August 13, 1895, the appellant filed his petition in this case, stating the assignment to him, and that he had assigned an interest therein to Jeremiah Lynch, and praying that he and Lynch be substituted as defendants for Brown, and also setting forth that there was a large deficiency (without saying how much), and praying a personal decree against Mary E. Wilson and the appellee, which petition was granted by an order made September 3, 1895. The appellee claims that no notice of the petition or of the hearing thereof was given to him. Jeremiah Lynch subsequently died, and the appellant now has all his interest in the decree. Nothing more was done until June 17, 1904, when appellant caused an execution to be issued and levied on the lands of the appellee. On October 28, 1904, the appellee filed his petition to vacate the execution and the proceedings thereunder, and also to vacate the order on which the execution purports to have been issued. In his petition the appellee claims as the ground upon which he asks relief:
“1. Because he was released from all personal liability by Brown.
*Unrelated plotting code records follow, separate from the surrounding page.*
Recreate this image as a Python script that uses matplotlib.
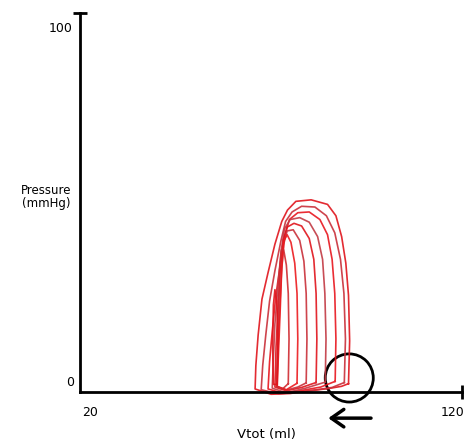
import matplotlib
matplotlib.use("Agg")
import matplotlib.pyplot as plt
from matplotlib.patches import Ellipse

# pressure-volume loops (volume in ml, pressure in mmHg)
loop1_v = [90.3, 90.6, 90.3, 89.6, 88.5, 87.0, 84.8, 80.5, 76.5, 74.3, 72.8, 71.0, 69.2, 67.6, 66.6, 66.0, 65.8, 70.0, 75.0, 80.0, 85.0, 88.5, 90.3]
loop1_p = [2.2, 13.5, 25.5, 34.0, 41.0, 46.5, 49.5, 50.7, 50.3, 48.0, 45.0, 39.0, 31.5, 24.5, 15.0, 7.0, 0.8, -0.6, -0.4, 0.3, 0.9, 1.5, 2.2]

loop2_v = [89.2, 89.5, 89.1, 88.2, 86.7, 84.5, 81.5, 78.0, 75.5, 73.8, 72.6, 71.0, 69.6, 68.6, 67.8, 67.4, 72.0, 77.0, 82.0, 86.0, 89.2]
loop2_p = [2.5, 14.0, 26.0, 35.0, 42.0, 46.5, 48.8, 49.0, 47.5, 45.0, 40.0, 32.0, 24.0, 15.0, 7.0, 0.6, -0.5, 0.0, 0.6, 1.2, 2.5]

loop3_v = [86.8, 87.0, 86.7, 86.0, 84.8, 82.8, 80.0, 77.0, 74.8, 73.5, 72.3, 71.2, 70.3, 69.6, 69.2, 73.0, 78.0, 83.0, 86.8]
loop3_p = [2.8, 14.0, 26.0, 35.0, 41.5, 45.5, 47.5, 47.3, 45.5, 41.0, 33.0, 25.0, 16.0, 8.0, 0.8, -0.3, 0.4, 1.3, 2.8]

loop4_v = [84.2, 84.4, 84.1, 83.5, 82.2, 80.0, 77.5, 75.0, 73.5, 72.6, 71.8, 71.0, 70.6, 70.3, 74.0, 79.0, 84.2]
loop4_p = [2.6, 14.0, 26.0, 35.0, 41.0, 44.8, 46.0, 45.5, 43.0, 37.0, 28.0, 18.0, 9.0, 1.0, -0.2, 1.0, 2.6]

loop5_v = [81.8, 82.0, 81.8, 81.2, 80.0, 78.0, 76.0, 74.2, 73.2, 72.4, 71.8, 71.3, 71.0, 74.0, 78.0, 81.8]
loop5_p = [2.5, 14.0, 26.0, 35.0, 40.5, 43.8, 44.5, 43.5, 40.0, 32.0, 22.0, 12.0, 1.3, 0.3, 1.2, 2.5]

loop6_v = [79.2, 79.4, 79.2, 78.6, 77.5, 75.8, 74.2, 73.3, 72.7, 72.2, 71.8, 71.5, 74.0, 77.0, 79.2]
loop6_p = [2.4, 14.0, 26.0, 34.5, 40.0, 42.8, 42.5, 39.0, 31.0, 21.0, 11.0, 1.4, 0.5, 1.3, 2.4]

loop7_v = [76.8, 77.0, 76.8, 76.2, 75.2, 74.2, 73.4, 72.8, 72.4, 72.0, 71.6, 74.0, 76.8]
loop7_p = [2.3, 14.0, 26.0, 34.0, 39.5, 41.5, 40.0, 33.0, 22.0, 12.0, 1.5, 0.6, 2.3]

loop8_v = [74.5, 74.7, 74.5, 74.0, 73.3, 72.7, 72.3, 72.0, 71.7, 71.4, 73.0, 74.5]
loop8_p = [2.2, 14.0, 26.0, 33.5, 37.5, 37.5, 33.0, 23.0, 12.0, 1.5, 0.8, 2.2]

loop9_v = [71.6, 71.8, 71.5, 71.0, 70.6, 70.4, 70.6, 71.6]
loop9_p = [2.0, 14.0, 24.0, 27.0, 23.0, 12.0, 2.0, 2.0]

loops = [(loop1_v, loop1_p), (loop2_v, loop2_p), (loop3_v, loop3_p),
         (loop4_v, loop4_p), (loop5_v, loop5_p), (loop6_v, loop6_p),
         (loop7_v, loop7_p), (loop8_v, loop8_p), (loop9_v, loop9_p)]
colors = ["#e0141c", "#c9303a", "#e8161e", "#c23a44", "#e0141c",
          "#c9303a", "#ec1a1e", "#d02a30", "#e0141c"]

fig = plt.figure(figsize=(4.69, 4.46), dpi=100)
ax = fig.add_axes([0.1716, 0.1211, 0.8129, 0.8498])
ax.set_xlim(20, 120)
ax.set_ylim(0, 100)

for (v, p), c in zip(loops, colors):
    ax.plot(v, p, color=c, lw=1.2, alpha=0.9, clip_on=False)

# axes look like the original: plain lines with end caps, no ticks
for s in ["top", "right"]:
    ax.spines[s].set_visible(False)
for s in ["left", "bottom"]:
    ax.spines[s].set_linewidth(2)
ax.set_xticks([])
ax.set_yticks([])
ax.plot([20], [100], marker="_", ms=10, mew=2, color="k", clip_on=False)
ax.plot([120], [0], marker="|", ms=10, mew=2, color="k", clip_on=False)

ax.text(14.9, 96, "100", ha="center", va="center", fontsize=9)
ax.text(17.2, 2.4, "0", ha="center", va="center", fontsize=9)
ax.text(22.6, -5.5, "20", ha="center", va="center", fontsize=9)
ax.text(117.5, -5.5, "120", ha="center", va="center", fontsize=9)
ax.text(11.1, 51.5, "Pressure\n(mmHg)", ha="center", va="center", fontsize=8.5, linespacing=1.0)
ax.text(68.7, -11.1, "Vtot (ml)", ha="center", va="center", fontsize=9.5)

ax.add_patch(Ellipse((90.5, 3.7), 12.6, 12.7, fill=False, lw=2, ec="k", clip_on=False))
ax.annotate("", xy=(85.0, -6.9), xytext=(96.2, -6.9), annotation_clip=False,
            arrowprops=dict(arrowstyle="->, head_length=0.5, head_width=0.35",
                            lw=2.5, color="k", mutation_scale=18, shrinkA=0, shrinkB=0))

plt.savefig("out.png", dpi=100)
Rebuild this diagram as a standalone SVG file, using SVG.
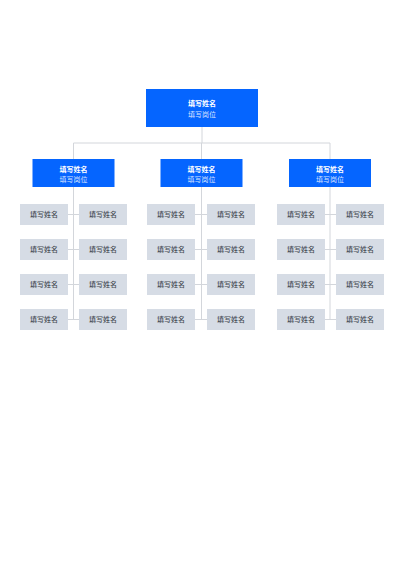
<svg xmlns="http://www.w3.org/2000/svg" width="400" height="566" viewBox="0 0 400 566">
<style>
.blue{fill:#0565ff}
.leaf{fill:#d6dce5}
.ln{stroke:#d3d6db;stroke-width:1;fill:none}
.t{font-family:"Noto Sans CJK SC","Noto Sans",sans-serif;text-anchor:middle}
.nm{font-size:7px;font-weight:bold;fill:#ffffff}
.ps{font-size:7px;fill:#ffffff;fill-opacity:0.85}
.lf{font-size:7px;fill:#474c55;font-weight:500}
</style>
<rect width="400" height="566" fill="#ffffff"/>
<g id="connectors">
<path class="ln" d="M202,127V143M73.5,143H330M73.5,143V159M201.5,143V159M330,143V159"/>
<path class="ln" d="M73.5,187V319.5M201.5,187V319.5M330,187V319.5"/>
<path class="ln" d="M68,214.5H79M68,249.5H79M68,284.5H79M68,319.5H79"/>
<path class="ln" d="M195,214.5H207M195,249.5H207M195,284.5H207M195,319.5H207"/>
<path class="ln" d="M325,214.5H336M325,249.5H336M325,284.5H336M325,319.5H336"/>
</g>
<g id="root">
<rect class="blue" x="146" y="89" width="112" height="38"/>
<text class="t nm" x="202" y="105.5">填写姓名</text>
<text class="t ps" x="202" y="117" font-size="7.7">填写岗位</text>
</g>
<g id="m1">
<rect class="blue" x="32.5" y="159" width="82" height="28"/>
<text class="t nm" x="73.5" y="171.5">填写姓名</text>
<text class="t ps" x="73.5" y="182">填写岗位</text>
</g>
<g id="m2">
<rect class="blue" x="160.5" y="159" width="82" height="28"/>
<text class="t nm" x="201.5" y="171.5">填写姓名</text>
<text class="t ps" x="201.5" y="182">填写岗位</text>
</g>
<g id="m3">
<rect class="blue" x="289" y="159" width="82" height="28"/>
<text class="t nm" x="330" y="171.5">填写姓名</text>
<text class="t ps" x="330" y="182">填写岗位</text>
</g>
<g id="g1-leaves">
<g id="l1a"><rect class="leaf" x="20" y="204" width="48" height="21"/><text class="t lf" x="44" y="217">填写姓名</text></g>
<g id="l1b"><rect class="leaf" x="79" y="204" width="48" height="21"/><text class="t lf" x="103" y="217">填写姓名</text></g>
<g id="l1c"><rect class="leaf" x="20" y="239" width="48" height="21"/><text class="t lf" x="44" y="252">填写姓名</text></g>
<g id="l1d"><rect class="leaf" x="79" y="239" width="48" height="21"/><text class="t lf" x="103" y="252">填写姓名</text></g>
<g id="l1e"><rect class="leaf" x="20" y="274" width="48" height="21"/><text class="t lf" x="44" y="287">填写姓名</text></g>
<g id="l1f"><rect class="leaf" x="79" y="274" width="48" height="21"/><text class="t lf" x="103" y="287">填写姓名</text></g>
<g id="l1g"><rect class="leaf" x="20" y="309" width="48" height="21"/><text class="t lf" x="44" y="322">填写姓名</text></g>
<g id="l1h"><rect class="leaf" x="79" y="309" width="48" height="21"/><text class="t lf" x="103" y="322">填写姓名</text></g>
</g>
<g id="g2-leaves">
<g id="l2a"><rect class="leaf" x="147" y="204" width="48" height="21"/><text class="t lf" x="171" y="217">填写姓名</text></g>
<g id="l2b"><rect class="leaf" x="207" y="204" width="48" height="21"/><text class="t lf" x="231" y="217">填写姓名</text></g>
<g id="l2c"><rect class="leaf" x="147" y="239" width="48" height="21"/><text class="t lf" x="171" y="252">填写姓名</text></g>
<g id="l2d"><rect class="leaf" x="207" y="239" width="48" height="21"/><text class="t lf" x="231" y="252">填写姓名</text></g>
<g id="l2e"><rect class="leaf" x="147" y="274" width="48" height="21"/><text class="t lf" x="171" y="287">填写姓名</text></g>
<g id="l2f"><rect class="leaf" x="207" y="274" width="48" height="21"/><text class="t lf" x="231" y="287">填写姓名</text></g>
<g id="l2g"><rect class="leaf" x="147" y="309" width="48" height="21"/><text class="t lf" x="171" y="322">填写姓名</text></g>
<g id="l2h"><rect class="leaf" x="207" y="309" width="48" height="21"/><text class="t lf" x="231" y="322">填写姓名</text></g>
</g>
<g id="g3-leaves">
<g id="l3a"><rect class="leaf" x="277" y="204" width="48" height="21"/><text class="t lf" x="301" y="217">填写姓名</text></g>
<g id="l3b"><rect class="leaf" x="336" y="204" width="48" height="21"/><text class="t lf" x="360" y="217">填写姓名</text></g>
<g id="l3c"><rect class="leaf" x="277" y="239" width="48" height="21"/><text class="t lf" x="301" y="252">填写姓名</text></g>
<g id="l3d"><rect class="leaf" x="336" y="239" width="48" height="21"/><text class="t lf" x="360" y="252">填写姓名</text></g>
<g id="l3e"><rect class="leaf" x="277" y="274" width="48" height="21"/><text class="t lf" x="301" y="287">填写姓名</text></g>
<g id="l3f"><rect class="leaf" x="336" y="274" width="48" height="21"/><text class="t lf" x="360" y="287">填写姓名</text></g>
<g id="l3g"><rect class="leaf" x="277" y="309" width="48" height="21"/><text class="t lf" x="301" y="322">填写姓名</text></g>
<g id="l3h"><rect class="leaf" x="336" y="309" width="48" height="21"/><text class="t lf" x="360" y="322">填写姓名</text></g>
</g>
</svg>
*234“2. Because the answer claiming the benefit of a cross-bill by Brown was never served on him, and he was never served with any subpoena or process to answer the same, or notice thereof, and never did appear thereto, and said answer claiming the benefit of a cross-bill was never taken as confessed by him.
“3. Because the original decree of foreclosure does not decree or adjudge that he is liable for any deficiency.
“4. Because the order for execution for the deficiency made September 3, 1895, was made without any service of notice upon him.
“5. Because the issuing of the writ of execution after the lapse of over 15 years after the making of the decree as modified by this court, and more than eight years and nine months after the making of the order of September 3, 1895, without any further showing or notice, was irregular and not in accordance with the laws of this State.”
Appellant contends that appellee’s petition should have been dismissed, since a final decree cannot be modified or vacated by petition. Conceding the correctness of appellant’s position in this regard, it was competent for appellee to attack the validity of the execution upon the ground that it was barred by lapse of time. The decree in this court was made November 1, 1888, and was filed in the circuit court November 19, 1888. The execution in question was issued June 17, 1904. The execution was invalid, and was properly vacated by the circuit court. Shelden v. Barlow, 108 Mich. 375; Smith v. Pegg, 111 Mich. 232. It is unnecessary to discuss the other questions raised.
The decree of the circuit court is affirmed, with costs of both courts to appellee.
Montgomery, Ostrander, Hooker, and Moore, JJ., concurred.